CompaniesPREMIUM

Slow going on Botswana coal supply as Eskom mulls green deal

The utility has proposed accelerated decommissioning of nine power stations.

Work on the Masama Coal Project north of Gaborone. Picture: PHILIP MOSTERT
Work on the Masama Coal Project north of Gaborone. Picture: PHILIP MOSTERT

Minergy, a Botswana-based coal miner short-listed to supply Eskom’s Tutuka power station, said the power utility appears to be dragging its feet in finalising the 100-million tonne supply deal.

Minergy was among 10 suppliers short-listed late in 2020 in response to Eskom’s tender for the supply of  100-million tonnes of coal over 20 years for the 3,600MW power plant.

“We are still in a process of a due diligence ... we’ve seen that there’s no pushing from Eskom to get this thing done,” Minergy CEO Morné du Plessis told Business Day on Monday.

Du Plessis said he was concerned about Eskom CEO Andre de Ruyter’s comments on a potential accelerated decommissioning of SA’s coal-fired power stations and how this might affect coal supply agreements. “I’m not sure how this gels with the tenders that they put out there,” he said.

In return for green funding, Eskom has proposed an accelerated decommissioning of nine power stations, including Tutuka — potentially moving its planned closure forward from 2041 to 2030.

Minergy, a coal mining and trading company which owns the Masama coal mine outside Gaborone, primarily supplies high quality coal to inland industrial users in SA, Botswana and Namibia. Though not critical to the Minergy business case, Eskom supply is seen as a “blue sky” opportunity for the producer as SA’s coal industry faces terminal decline.

In its results for the year ended June 2021, released on Monday, Minergy reported a jump in revenue to 193-million pula (R256m), up from 81-million pula the previous year. The miner also reported a 110% improvement in sales volumes surpassing 415,000 tonnes — from 198,000 tonnes the previous year.

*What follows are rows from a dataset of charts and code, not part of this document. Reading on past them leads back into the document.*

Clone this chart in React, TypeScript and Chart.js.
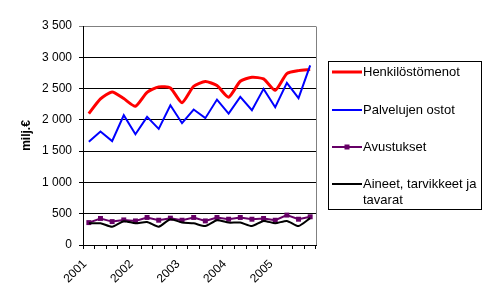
import React, { useEffect, useRef } from "react";
import { Chart, registerables } from "chart.js";

Chart.register(...registerables);

const categories = [
  "2001 Q1", "2001 Q2", "2001 Q3", "2001 Q4",
  "2002 Q1", "2002 Q2", "2002 Q3", "2002 Q4",
  "2003 Q1", "2003 Q2", "2003 Q3", "2003 Q4",
  "2004 Q1", "2004 Q2", "2004 Q3", "2004 Q4",
  "2005 Q1", "2005 Q2", "2005 Q3", "2005 Q4",
];
const tickLabels = [
  "2001", "", "", "",
  "2002", "", "", "",
  "2003", "", "", "",
  "2004", "", "", "",
  "2005", "", "", "",
];

const seriesNames = ["Henkilöstömenot", "Palvelujen ostot", "Avustukset", "Aineet, tarvikkeet ja tavarat"];
const legendLines = [["Henkilöstömenot"], ["Palvelujen ostot"], ["Avustukset"], ["Aineet, tarvikkeet ja", "tavarat"]];

const henkilostomenot = [2100, 2335, 2447, 2340, 2218, 2440, 2527, 2510, 2275, 2537, 2612, 2548, 2362, 2617, 2680, 2654, 2473, 2740, 2787, 2803];
const palvelujenOstot = [1649, 1814, 1660, 2074, 1771, 2048, 1856, 2234, 1947, 2165, 2027, 2324, 2101, 2367, 2154, 2495, 2202, 2590, 2346, 2872];
const avustukset = [358, 424, 374, 401, 385, 440, 396, 429, 396, 440, 385, 440, 412, 440, 412, 424, 396, 478, 412, 451];
const aineet = [347, 347, 292, 380, 347, 368, 292, 413, 358, 347, 302, 396, 358, 358, 302, 385, 347, 385, 302, 429];

const yMin = 0;
const yMax = 3500;
const yStep = 500;

const FONT = "'Liberation Sans', Arial, sans-serif";
const colors = ["#FF0000", "#0000FF", "#660066", "#000000"];
const widths = [3, 2, 2, 2];

const fmt = (v: number) => String(v).replace(/\B(?=(\d{3})+(?!\d))/g, " ");

const frameAndLegend = {
  id: "frameAndLegend",
  beforeDatasetsDraw(chart: any) {
    const { ctx, chartArea } = chart;
    ctx.save();
    ctx.strokeStyle = "#808080";
    ctx.lineWidth = 1;
    const r = Math.round(chartArea.right) + 0.5;
    ctx.beginPath();
    ctx.moveTo(r, Math.round(chartArea.top) + 0.5);
    ctx.lineTo(r, Math.round(chartArea.bottom));
    ctx.stroke();
    ctx.restore();
  },
  afterDraw(chart: any) {
    const ctx = chart.ctx;
    ctx.save();
    ctx.strokeStyle = "#000";
    ctx.lineWidth = 1;
    ctx.strokeRect(328.5, 61.5, 153, 148);
    const ys = [72, 110, 147, 184];
    ctx.font = `13px ${FONT}`;
    ctx.textBaseline = "middle";
    ctx.textAlign = "left";
    ctx.fillStyle = "#000";
    for (let i = 0; i < legendLines.length; i++) {
      const y = ys[i];
      ctx.strokeStyle = colors[i];
      ctx.lineWidth = widths[i];
      ctx.beginPath();
      ctx.moveTo(332, y);
      ctx.lineTo(362, y);
      ctx.stroke();
      if (i === 2) {
        ctx.fillStyle = colors[i];
        ctx.fillRect(344.5, y - 2.5, 5, 5);
        ctx.fillStyle = "#000";
      }
      legendLines[i].forEach((t, j) => ctx.fillText(t, 363, y + j * 16));
    }
    ctx.restore();
  },
};

export default function App() {
  const ref = useRef<HTMLCanvasElement>(null);
  useEffect(() => {
    if (!ref.current) return;
    const data = [henkilostomenot, palvelujenOstot, avustukset, aineet];
    const chart = new Chart(ref.current, {
      type: "line",
      data: {
        labels: categories,
        datasets: data.map((d, i) => ({
          label: seriesNames[i],
          data: d,
          borderColor: colors[i],
          backgroundColor: colors[i],
          borderWidth: widths[i],
          pointRadius: i === 2 ? 3.5 : 0,
          pointStyle: "rect",
          pointBorderWidth: 0,
          tension: i === 0 || i === 3 ? 0.2 : 0,
          order: 4 - i,
          fill: false,
        })),
      },
      options: {
        animation: false,
        responsive: false,
        devicePixelRatio: 1,
        layout: { padding: { top: 26, right: 174, left: 0, bottom: 0 } },
        plugins: { legend: { display: false }, tooltip: { enabled: false } },
        scales: {
          x: {
            type: "category",
            offset: true,
            afterFit: (s: any) => { s.height = 55; },
            grid: {
              offset: true,
              drawOnChartArea: false,
              drawTicks: true,
              tickLength: 4,
              color: "#000",
            },
            border: { color: "#000", width: 1 },
            ticks: {
              autoSkip: false,
              minRotation: 45,
              maxRotation: 45,
              padding: 8,
              labelOffset: -4,
              color: "#000",
              font: { family: FONT, size: 12 },
              callback: (_v: any, i: number) => tickLabels[i],
            },
          },
          y: {
            min: yMin,
            max: yMax,
            afterFit: (s: any) => { s.width = 83; },
            grid: {
              color: (c: any) => (c.tick && c.tick.value === yMax ? "#808080" : "#000"),
              drawTicks: true,
              tickLength: 4,
              lineWidth: 1,
            },
            border: { color: "#000", width: 1 },
            ticks: {
              stepSize: yStep,
              padding: 7,
              color: "#000",
              font: { family: FONT, size: 12 },
              callback: (v: any) => fmt(Number(v)),
            },
            title: {
              display: true,
              text: "milj.€",
              color: "#000",
              font: { family: FONT, size: 12, weight: "bold" },
              padding: { top: 19, bottom: 0 },
            },
          },
        },
      },
      plugins: [frameAndLegend],
    });
    return () => chart.destroy();
  }, []);
  return (
    <div style={{ position: "absolute", left: 0, top: 0, width: 490, height: 300, background: "#fff" }}>
      <canvas ref={ref} width={490} height={300} />
    </div>
  );
}
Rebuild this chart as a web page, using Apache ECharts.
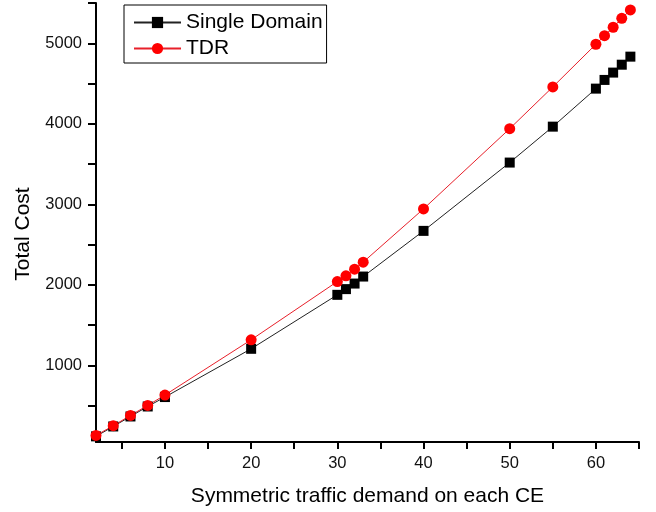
<!DOCTYPE html>
<html>
<head>
<meta charset="utf-8">
<script src="https://cdn.jsdelivr.net/npm/echarts@6/dist/echarts.min.js"></script>
<style>
html,body{margin:0;padding:0;background:#fff;}
#c{width:656px;height:512px;}
</style>
</head>
<body>
<div id="c"></div>
<script>
var demand = [2, 4, 6, 8, 10, 20, 30, 31, 32, 33, 40, 50, 55, 60, 61, 62, 63, 64];
var singleDomain = [120, 243, 367, 491, 608, 1207, 1877, 1948, 2017, 2104, 2671, 3519, 3965, 4437, 4545, 4636, 4734, 4834];
var tdr = [132, 252, 380, 504, 633, 1319, 2042, 2113, 2196, 2283, 2944, 3940, 4458, 4988, 5094, 5199, 5310, 5414];
var xTickLabels = [10, 20, 30, 40, 50, 60];
var xTickValues = [5, 10, 15, 20, 25, 30, 35, 40, 45, 50, 55, 60, 65];
var yTickLabels = [1000, 2000, 3000, 4000, 5000];
var yTickValues = [500, 1000, 1500, 2000, 2500, 3000, 3500, 4000, 4500, 5000, 5500];

function pairs(xs, ys) { return xs.map(function (x, i) { return [x, ys[i]]; }); }

var chart = echarts.init(document.getElementById('c'), null, {renderer: 'canvas'});
var font = 'Liberation Sans, Arial, sans-serif';
chart.setOption({
  animation: false,
  backgroundColor: '#fff',
  grid: {left: 96, right: 17, top: 3, bottom: 70, containLabel: false},
  legend: {
    left: 124, top: 5, orient: 'vertical',
    borderColor: '#000', borderWidth: 1, borderRadius: 0,
    padding: [7, 4, 4, 9],
    itemWidth: 47, itemHeight: 14, itemGap: 5,
    textStyle: {fontFamily: font, fontSize: 21, color: '#000'},
    data: ['Single Domain', 'TDR']
  },
  xAxis: {
    type: 'value', min: 2, max: 65, splitNumber: 13,
    name: 'Symmetric traffic demand on each CE',
    nameLocation: 'middle', nameGap: 44,
    nameTextStyle: {fontFamily: font, fontSize: 21, color: '#000'},
    axisLine: {show: true, onZero: false, lineStyle: {color: '#000', width: 2}},
    axisTick: {show: true, length: 7, lineStyle: {color: '#000', width: 2}, customValues: xTickValues},
    axisLabel: {fontFamily: font, fontSize: 16.5, color: '#111', margin: 13, customValues: xTickLabels,
      formatter: function (v) { return String(v); }},
    splitLine: {show: false}
  },
  yAxis: {
    type: 'value', min: 50, max: 5500, splitNumber: 11,
    axisLine: {show: true, onZero: false, lineStyle: {color: '#000', width: 2}},
    axisTick: {show: true, length: 8, lineStyle: {color: '#000', width: 2}, customValues: yTickValues},
    axisLabel: {fontFamily: font, fontSize: 16.5, color: '#111', margin: 14, customValues: yTickLabels,
      formatter: function (v) { return String(v); }},
    splitLine: {show: false}
  },
  graphic: [{
    type: 'text', x: 23, y: 234, rotation: Math.PI / 2,
    style: {text: 'Total Cost', font: '21px ' + font, fill: '#000', textAlign: 'center', textVerticalAlign: 'middle'}
  }],
  series: [
    {
      name: 'Single Domain', type: 'line', data: pairs(demand, singleDomain),
      symbol: 'rect', symbolSize: 10,
      lineStyle: {color: '#222', width: 1},
      itemStyle: {color: '#000'}
    },
    {
      name: 'TDR', type: 'line', data: pairs(demand, tdr),
      symbol: 'circle', symbolSize: 11,
      lineStyle: {color: '#e8202a', width: 1},
      itemStyle: {color: '#ff0000'}
    }
  ]
});
</script>
</body>
</html>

However, the company incurred a net loss before taxation of 136-million pula (R180m), compared to a loss of 117-million pula in the year ended June 2020, which was challenged by delayed funding, Covid-19 effects and excessive rain.

The performance, Minergy said, was divided into two distinct periods with different operating environments. “The first eight-month period (July 2020 to February 2021), was negatively affected by delayed funding, Covid-19 impacts and excessive rain; and the last four-month period (March to June 2021), was a more stable production environment moving towards nameplate capacity.”

Looking ahead, the company expects to reach consistent nameplate capacity in the 2022 financial year. Minergy also expects to benefit from continued strong export coal prices which has resulted in high quality product leaving the country, and opening a gap for Minergy to supply SA industrial customers that typically have been supplied by larger local mines.

However, for exporters in SA the opportunity presented by buoyant export prices has been severely frustrated by worsening issues on the Transnet Freight Rail Line.

For Minergy, which has a logistical disadvantage as an exporter through the Richards Bay Coal Terminal, the rail issues and Transnet’s deteriorating delivery more generally, does not have an immediate effect on the business. But it does not bode well for the emerging Botswana coal industry, which pins its hopes on a heavy rail link to SA that could ferry its product to the Richards Bay export terminal.

In August Transnet CEO Portia Derby indicated the utility would no longer pursue expansion of the Waterberg coal link, which would have opened an export route for Botswana coal.

“That’s obviously disappointing,” du Plessis said, but added that discussions have continued at a ministerial level to advocate for the link.